Code that draws figures:
#####

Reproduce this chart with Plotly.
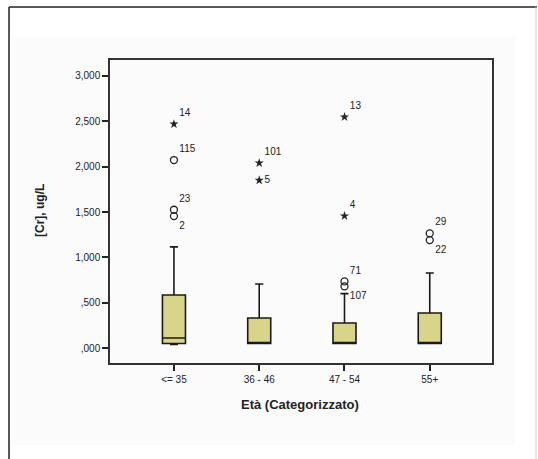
import plotly.graph_objects as go

# ---- data ----
categories = ["<= 35", "36 - 46", "47 - 54", "55+"]
q1 = [50, 50, 50, 50]
median = [110, 55, 55, 55]
q3 = [585, 331, 276, 386]
lower_fence = [40, 50, 50, 50]
upper_fence = [1115, 706, 600, 827]

# outliers: (category index, value, case label, label position)
circle_x = [0, 0, 0, 2, 2, 3, 3]
circle_y = [2073, 1525, 1455, 735, 680, 1265, 1190]
circle_lbl = ["115", "23", "2", "71", "107", "29", "22"]
circle_pos = ["top right", "top right", "bottom right", "top right", "bottom right", "top right", "bottom right"]

star_x = [0, 1, 1, 2, 2]
star_y = [2470, 2040, 1850, 2548, 1456]
star_lbl = ["14", "101", "5", "13", "4"]
star_pos = ["top right", "top right", "middle right", "top right", "top right"]

yticks = [0, 500, 1000, 1500, 2000, 2500, 3000]
yticktext = [",000", ",500", "1,000", "1,500", "2,000", "2,500", "3,000"]

fig = go.Figure()

fig.add_trace(go.Box(
    x=list(range(len(categories))),
    q1=q1, median=median, q3=q3,
    lowerfence=lower_fence, upperfence=upper_fence,
    fillcolor="#D8D48A",
    line=dict(color="#1a1a1a", width=1.6),
    width=0.27, whiskerwidth=0.35,
    boxpoints=False, hoverinfo="skip", showlegend=False,
))

fig.add_trace(go.Scatter(
    x=circle_x, y=circle_y, mode="markers+text",
    marker=dict(symbol="circle-open", size=7, color="#222", line=dict(width=1.3)),
    text=circle_lbl, textposition=circle_pos,
    textfont=dict(family="Arial, Liberation Sans", size=10, color="#222"),
    showlegend=False, cliponaxis=False,
))

fig.add_trace(go.Scatter(
    x=star_x, y=star_y, mode="markers+text",
    marker=dict(symbol="star", size=7, color="#222"),
    text=star_lbl, textposition=star_pos,
    textfont=dict(family="Arial, Liberation Sans", size=10, color="#222"),
    showlegend=False, cliponaxis=False,
))

W, H = 538, 459
L, R, T, B = 110, 46, 60, 96
pw, ph = W - L - R, H - T - B

def px(x):
    return (x - L) / pw

def py(y):
    return 1 - (y - T) / ph

fig.update_layout(
    width=W, height=H,
    margin=dict(l=L, r=R, t=T, b=B),
    paper_bgcolor="white",
    plot_bgcolor="#EDEDEB",
    font=dict(family="Arial, Liberation Sans", color="#222"),
    xaxis=dict(
        range=[-0.75, 3.73],
        tickmode="array", tickvals=list(range(len(categories))), ticktext=categories,
        ticks="outside", ticklen=6, tickcolor="#222", tickwidth=1.5,
        showline=True, mirror=True, linecolor="#333", linewidth=1.5,
        showgrid=False, zeroline=False,
        tickfont=dict(size=10, color="#222"),
    ),
    yaxis=dict(
        range=[-165, 3176],
        tickmode="array", tickvals=yticks, ticktext=yticktext,
        ticks="outside", ticklen=6, tickcolor="#222", tickwidth=1.5,
        showline=True, mirror=True, linecolor="#333", linewidth=1.5,
        showgrid=False, zeroline=False,
        tickfont=dict(size=10, color="#222"),
    ),
    shapes=[
        dict(type="rect", xref="paper", yref="paper",
             x0=px(14), x1=px(515), y0=py(445), y1=py(37),
             fillcolor="#FBFBFB", line=dict(width=0), layer="below"),
        dict(type="line", xref="paper", yref="paper",
             x0=px(9), x1=px(537), y0=py(7), y1=py(7),
             line=dict(color="#222", width=1.5)),
        dict(type="line", xref="paper", yref="paper",
             x0=px(9), x1=px(9), y0=py(7), y1=py(470),
             line=dict(color="#222", width=1.5)),
        dict(type="line", xref="paper", yref="paper",
             x0=px(536), x1=px(536), y0=py(7), y1=py(470),
             line=dict(color="#ccc", width=1)),
    ],
    annotations=[
        dict(text="<b>[Cr], ug/L</b>", xref="paper", yref="paper",
             x=px(40), y=py(211), textangle=-90, showarrow=False,
             font=dict(size=12, color="#222"), xanchor="center", yanchor="middle"),
        dict(text="<b>Età (Categorizzato)</b>", xref="paper", yref="paper",
             x=px(300), y=py(405), showarrow=False,
             font=dict(size=13, color="#222"), xanchor="center", yanchor="middle"),
    ],
)

fig.write_html("out.html")
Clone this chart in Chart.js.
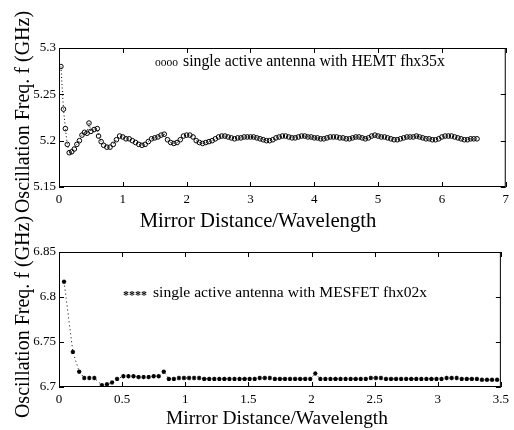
<!DOCTYPE html>
<html>
<head>
<meta charset="utf-8">
<script src="https://cdn.jsdelivr.net/npm/chart.js@4.4.1/dist/chart.umd.min.js"></script>
<style>
  html, body { margin: 0; padding: 0; background: #fff; }
  #wrap { position: relative; width: 514px; height: 430px; overflow: hidden; }
  #hemtChart { position: absolute; left: 0; top: 0; width: 514px; height: 240px; }
  #mesfetChart { position: absolute; left: 0; top: 195px; width: 514px; height: 235px; }
</style>
</head>
<body>
<div id="wrap">
  <canvas id="hemtChart" width="514" height="240"></canvas>
  <canvas id="mesfetChart" width="514" height="235"></canvas>
</div>
<script>
// top plot: HEMT fhx35x
const hemtDist = [
  0.03, 0.07, 0.10, 0.13, 0.16, 0.20, 0.24, 0.28, 0.32, 0.36, 0.40, 0.44, 0.47, 0.50, 0.55, 0.60, 0.62, 0.66, 0.70, 0.75,
  0.80, 0.85, 0.90, 0.95, 1.00, 1.05, 1.10, 1.15, 1.20, 1.25, 1.30, 1.35, 1.40, 1.45, 1.50, 1.55, 1.60, 1.65, 1.70, 1.75,
  1.80, 1.85, 1.90, 1.95, 2.00, 2.05, 2.10, 2.15, 2.20, 2.25, 2.30, 2.35, 2.40, 2.45, 2.50, 2.55, 2.60, 2.65, 2.70, 2.75,
  2.80, 2.85, 2.90, 2.95, 3.00, 3.05, 3.10, 3.15, 3.20, 3.25, 3.30, 3.35, 3.40, 3.45, 3.50, 3.55, 3.60, 3.65, 3.70, 3.75,
  3.80, 3.85, 3.90, 3.95, 4.00, 4.05, 4.10, 4.15, 4.20, 4.25, 4.30, 4.35, 4.40, 4.45, 4.50, 4.55, 4.60, 4.65, 4.70, 4.75,
  4.80, 4.85, 4.90, 4.95, 5.00, 5.05, 5.10, 5.15, 5.20, 5.25, 5.30, 5.35, 5.40, 5.45, 5.50, 5.55, 5.60, 5.65, 5.70, 5.75,
  5.80, 5.85, 5.90, 5.95, 6.00, 6.05, 6.10, 6.15, 6.20, 6.25, 6.30, 6.35, 6.40, 6.45, 6.50, 6.55
];
const hemtFreq = [
  5.280, 5.234, 5.213, 5.196, 5.187, 5.188, 5.191, 5.196, 5.200, 5.206, 5.209, 5.208, 5.219, 5.210, 5.212, 5.213, 5.205, 5.199, 5.195, 5.193,
  5.193, 5.196, 5.201, 5.205, 5.204, 5.202, 5.202, 5.200, 5.198, 5.196, 5.195, 5.196, 5.199, 5.202, 5.203, 5.204, 5.206, 5.207, 5.201, 5.198,
  5.197, 5.198, 5.201, 5.205, 5.206, 5.206, 5.204, 5.200, 5.198, 5.197, 5.198, 5.199, 5.200, 5.202, 5.204, 5.205, 5.205, 5.204, 5.203, 5.202,
  5.203, 5.203, 5.204, 5.204, 5.204, 5.204, 5.203, 5.202, 5.201, 5.200, 5.200, 5.201, 5.203, 5.204, 5.205, 5.205, 5.204, 5.203, 5.203, 5.204,
  5.205, 5.205, 5.204, 5.204, 5.203, 5.203, 5.202, 5.202, 5.203, 5.204, 5.204, 5.204, 5.203, 5.203, 5.202, 5.202, 5.203, 5.204, 5.204, 5.203,
  5.202, 5.203, 5.205, 5.206, 5.205, 5.204, 5.204, 5.203, 5.202, 5.201, 5.201, 5.202, 5.203, 5.204, 5.204, 5.204, 5.205, 5.204, 5.203, 5.202,
  5.202, 5.201, 5.201, 5.202, 5.204, 5.205, 5.205, 5.205, 5.204, 5.203, 5.202, 5.201, 5.201, 5.202, 5.202, 5.202
];
const hemtXTicks = [0, 1, 2, 3, 4, 5, 6, 7];
const hemtXLabels = ["0", "1", "2", "3", "4", "5", "6", "7"];
const hemtYTicks = [5.15, 5.2, 5.25, 5.3];
const hemtYLabels = ["5.15", "5.2", "5.25", "5.3"];

// bottom plot: MESFET fhx02x
const mesfetDist = [
  0.04, 0.11, 0.16, 0.20, 0.24, 0.28, 0.34, 0.38, 0.42, 0.46, 0.51, 0.55, 0.59, 0.63, 0.67, 0.71, 0.75, 0.79, 0.83, 0.87,
  0.91, 0.95, 0.99, 1.03, 1.07, 1.11, 1.15, 1.19, 1.23, 1.27, 1.31, 1.35, 1.39, 1.43, 1.47, 1.51, 1.55, 1.59, 1.63, 1.67,
  1.71, 1.75, 1.79, 1.83, 1.87, 1.91, 1.95, 1.99, 2.03, 2.07, 2.11, 2.15, 2.19, 2.23, 2.27, 2.31, 2.35, 2.39, 2.43, 2.47,
  2.51, 2.55, 2.59, 2.63, 2.67, 2.71, 2.75, 2.79, 2.83, 2.87, 2.91, 2.95, 2.99, 3.03, 3.07, 3.11, 3.15, 3.19, 3.23, 3.27,
  3.31, 3.35, 3.39, 3.43, 3.47
];
const mesfetFreq = [
  6.817, 6.739, 6.717, 6.710, 6.710, 6.710, 6.702, 6.703, 6.705, 6.709, 6.712, 6.712, 6.712, 6.711, 6.711, 6.711, 6.712, 6.712, 6.717, 6.709,
  6.709, 6.710, 6.710, 6.710, 6.710, 6.710, 6.709, 6.709, 6.709, 6.709, 6.709, 6.709, 6.709, 6.709, 6.709, 6.709, 6.709, 6.710, 6.710, 6.710,
  6.709, 6.709, 6.709, 6.709, 6.709, 6.709, 6.709, 6.709, 6.715, 6.709, 6.709, 6.709, 6.709, 6.709, 6.709, 6.709, 6.709, 6.709, 6.709, 6.710,
  6.710, 6.710, 6.709, 6.709, 6.709, 6.709, 6.709, 6.709, 6.709, 6.709, 6.709, 6.709, 6.709, 6.709, 6.710, 6.710, 6.710, 6.709, 6.709, 6.709,
  6.709, 6.708, 6.708, 6.708, 6.708
];
const mesfetXTicks = [0, 0.5, 1, 1.5, 2, 2.5, 3, 3.5];
const mesfetXLabels = ["0", "0.5", "1", "1.5", "2", "2.5", "3", "3.5"];
const mesfetYTicks = [6.7, 6.75, 6.8, 6.85];
const mesfetYLabels = ["6.7", "6.75", "6.8", "6.85"];

const serif = "'Liberation Serif', 'DejaVu Serif', serif";
Chart.defaults.font.family = serif;
Chart.defaults.color = "#000";

// box round the plot area with MATLAB style inward ticks on all four sides
const frameTicks = {
  id: "frameTicks",
  afterDatasetsDraw(chart) {
    const { ctx, chartArea: a, scales } = chart;
    const len = 5;
    ctx.save();
    ctx.strokeStyle = "#000";
    ctx.lineWidth = 1;
    ctx.strokeRect(a.left + 0.5, a.top + 0.5, a.right - a.left - 1, a.bottom - a.top - 1);
    ctx.beginPath();
    scales.x.ticks.forEach((t) => {
      const px = Math.round(scales.x.getPixelForValue(t.value)) + 0.5;
      ctx.moveTo(px, a.bottom);
      ctx.lineTo(px, a.bottom - len);
      ctx.moveTo(px, a.top);
      ctx.lineTo(px, a.top + len);
    });
    scales.y.ticks.forEach((t) => {
      const py = Math.round(scales.y.getPixelForValue(t.value)) + 0.5;
      ctx.moveTo(a.left, py);
      ctx.lineTo(a.left + len, py);
      ctx.moveTo(a.right, py);
      ctx.lineTo(a.right - len, py);
    });
    ctx.stroke();
    ctx.restore();
  },
};

// axis titles and the in-plot legend lines
const notes = {
  id: "notes",
  afterDraw(chart, args, opts) {
    const ctx = chart.ctx;
    ctx.save();
    ctx.fillStyle = "#000";
    ctx.textBaseline = "alphabetic";
    opts.items.forEach((n) => {
      ctx.font = n.font;
      ctx.textAlign = n.align || "left";
      ctx.save();
      ctx.translate(n.x, n.y);
      if (n.rotate) ctx.rotate(n.rotate);
      ctx.fillText(n.text, 0, 0);
      ctx.restore();
    });
    ctx.restore();
  },
};

const tickFont = { family: serif, size: 13 };

const makeScales = (xMin, xMax, xTicks, xLabels, yMin, yMax, yTicks, yLabels, xHeight) => ({
  x: {
    type: "linear",
    min: xMin,
    max: xMax,
    afterBuildTicks: (s) => { s.ticks = xTicks.map((v) => ({ value: v })); },
    afterFit: (s) => { s.height = xHeight; },
    ticks: {
      callback: (v, i) => xLabels[i],
      font: tickFont,
      color: "#000",
      padding: 5,
      maxRotation: 0,
      autoSkip: false,
    },
    grid: { display: false, drawTicks: false },
    border: { display: false },
  },
  y: {
    type: "linear",
    min: yMin,
    max: yMax,
    afterBuildTicks: (s) => { s.ticks = yTicks.map((v) => ({ value: v })); },
    afterFit: (s) => { s.width = 59; },
    ticks: {
      callback: (v, i) => yLabels[i],
      font: tickFont,
      color: "#000",
      padding: 3,
      autoSkip: false,
    },
    grid: { display: false, drawTicks: false },
    border: { display: false },
  },
});

const hemtCtx = document.getElementById("hemtChart").getContext("2d");
new Chart(hemtCtx, {
  type: "scatter",
  data: {
    datasets: [
      {
        label: "single active antenna with HEMT fhx35x",
        data: hemtDist.map((d, i) => ({ x: d, y: hemtFreq[i] })),
        showLine: true,
        borderColor: "#000",
        borderWidth: 1,
        borderDash: [1, 2.5],
        pointStyle: "circle",
        pointRadius: 2.3,
        pointBorderWidth: 1,
        pointBorderColor: "#000",
        pointBackgroundColor: "rgba(255,255,255,0)",
      },
    ],
  },
  options: {
    responsive: false,
    animation: false,
    layout: { padding: { top: 48, right: 6, left: 0, bottom: 0 } },
    plugins: {
      legend: { display: false },
      tooltip: { enabled: false },
      notes: {
        items: [
          { text: "Oscillation Freq. f (GHz)", x: 29, y: 112, rotate: -Math.PI / 2, align: "center", font: "20px " + serif },
          { text: "Mirror Distance/Wavelength", x: 258, y: 227, align: "center", font: "20.7px " + serif },
          { text: "oooo", x: 155, y: 66, font: "11.5px " + serif },
          { text: "single active antenna with HEMT fhx35x", x: 183, y: 66, font: "15.8px " + serif },
        ],
      },
    },
    scales: makeScales(0, 7, hemtXTicks, hemtXLabels, 5.15, 5.3, hemtYTicks, hemtYLabels, 53),
  },
  plugins: [frameTicks, notes],
});

const mesfetCtx = document.getElementById("mesfetChart").getContext("2d");
new Chart(mesfetCtx, {
  type: "scatter",
  data: {
    datasets: [
      {
        label: "single active antenna with MESFET fhx02x",
        data: mesfetDist.map((d, i) => ({ x: d, y: mesfetFreq[i] })),
        showLine: true,
        borderColor: "#000",
        borderWidth: 1,
        borderDash: [1, 3],
        pointStyle: "star",
        pointRadius: 2.2,
        pointBorderWidth: 1.2,
        pointBorderColor: "#000",
        pointBackgroundColor: "#000",
      },
    ],
  },
  options: {
    responsive: false,
    animation: false,
    layout: { padding: { top: 57, right: 7, left: 0, bottom: 0 } },
    plugins: {
      legend: { display: false },
      tooltip: { enabled: false },
      notes: {
        items: [
          { text: "Oscillation Freq. f (GHz)", x: 29, y: 122, rotate: -Math.PI / 2, align: "center", font: "20px " + serif },
          { text: "Mirror Distance/Wavelength", x: 277, y: 229, align: "center", font: "19.4px " + serif },
          { text: "****", x: 123, y: 104, font: "bold 12px " + serif },
          { text: "single active antenna with MESFET fhx02x", x: 153, y: 102, font: "15.6px " + serif },
        ],
      },
    },
    scales: makeScales(0, 3.5, mesfetXTicks, mesfetXLabels, 6.7, 6.85, mesfetYTicks, mesfetYLabels, 43),
  },
  plugins: [frameTicks, notes],
});
</script>
</body>
</html>
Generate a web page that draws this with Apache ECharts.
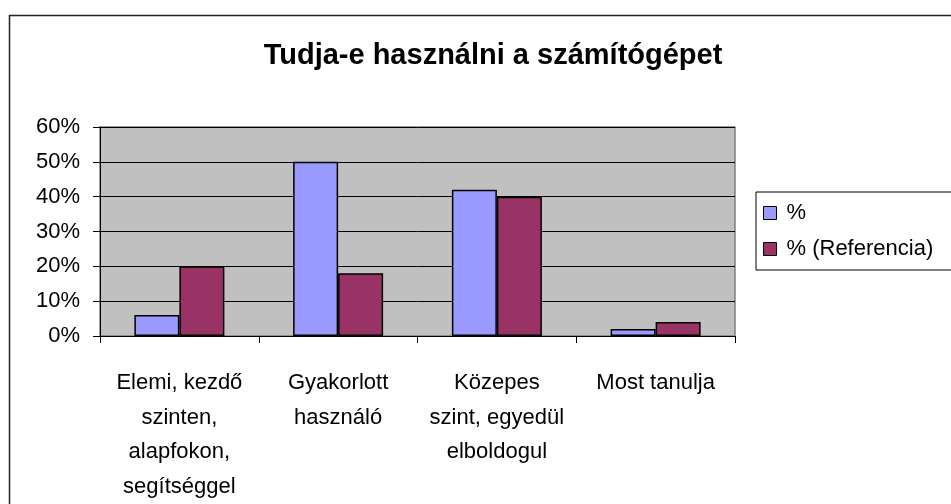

#####

EXERCISE:
Pull every line containing "this" out of the data above.

EXERCISE ANSWER:
Reproduce this chart with Plotly.
Clone this chart in Chart.js.
Generate a web page that draws this with Apache ECharts.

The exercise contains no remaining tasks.